Back then, there were not ATMs or other ways to withdraw money from a distance, so they had family members send them cash to general post office boxes in cities like Phoenix or Savannah, Georgia. They also sent letters to mayors of towns along the way to let them know of their adventure to try to arrange places to stay for the night.

While most modern touring cyclists do the trip in three months, Sninsky and Mathews did the 4,500-mile trip in 42 days — about one hundred miles a day — from Compton, California to New York via Florida. “That was long before NWA and ‘Straight Outta Compton,’” Sninsky mused recently at the offices of the Arizona Silver Belt.

“We were 40 years ahead of the times,” Sninsky, now 69, quipped when he stopped by with his riding partner Tom Moinet, aged 70. Back then, Silver Belt staff writer Athia Hardt wrote a story about their adventure, and the chamber of commerce arranged a night’s stay at the El Rancho Motel, free of charge.

According to Sninsky, back in 1967 Mathews went down a list of friends looking for a riding partner. After receiving several emphatic “noes” he finally reached Sninsky’s name.

“He went through all his friends his age and worked down the list, and when he asked I said sure, but I really wanted to see an alligator,” he said. “I thought you had to go to the Everglades to see them, but didn’t realize I’d see them all the way from west Texas to North Carolina.”

Along the way, Sninsky was besieged with flat tires — he had five between the coast and Globe alone — and when they arrived in New York, their bikes were stolen by knife-wielding thugs as they crossed the bridge into the city.

But in 2008, Sninsky’s life took a brutal turn when he was diagnosed with multiple myeloma, a form of cancer that attacks the blood and bones of its victims for which there is no cure.

For the next three years, Sninsky was treated with radiation, chemotherapy and even stem cell therapy. When he was finally through the treatments, he was happy to be alive, but never thought he would ride long distances again.

His friend Moinet encouraged him to give it a try, though, so in 2010 the pair decided to retrace the 1968 tour one section at a time.

They began with a leg from Newport Beach, California to Bullhead City, Arizona.

When they came through Globe last week, they were on the way to Duncan for the final leg to El Paso. Moinet has a train to catch there on April 12.

“I missed this section in 1968,” Sninsky said. “[Back then], I was climbing a grade in the dark with no shoulder and no light, of course, when an 18-wheeler clipped me and knocked me into the scrub at the side of the road.”

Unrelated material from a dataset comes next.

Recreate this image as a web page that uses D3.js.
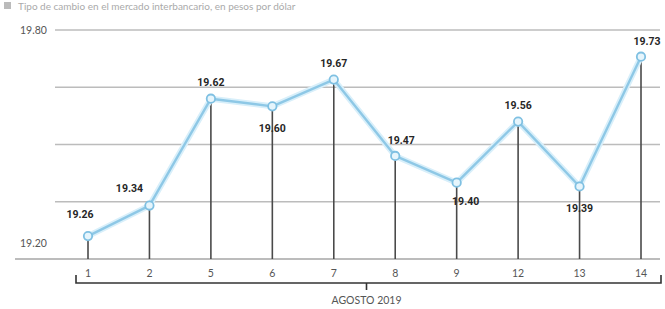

He recovered from minor injuries and caught a ride to Texas to finish the rest of the trip.

While he likes to talk about bicycle touring, Sninsky is doing it this time to draw attention to multiple myeloma and its survivors.

“March is Multiple Myeloma Action Month, so I’ve tried to time my trips around that,” Sninsky said. “There are monthly support group meetings and there are so many patients.”

The day he came through Globe, Sninsky had just returned from such a meeting in Mesa earlier in the day.

To follow Sninsky’s travels, go to www.crazyguyonabike.com and search for Andy Sninsky.

Globe is located on what is known as the Southern Tier Bicycle Route, created by Adventure Cycling in Missoula, Montana. ACA, originally known as Bikecentennial, created the first official cross-country bike route in 1976 in celebration of the country’s 200th anniversary of its founding.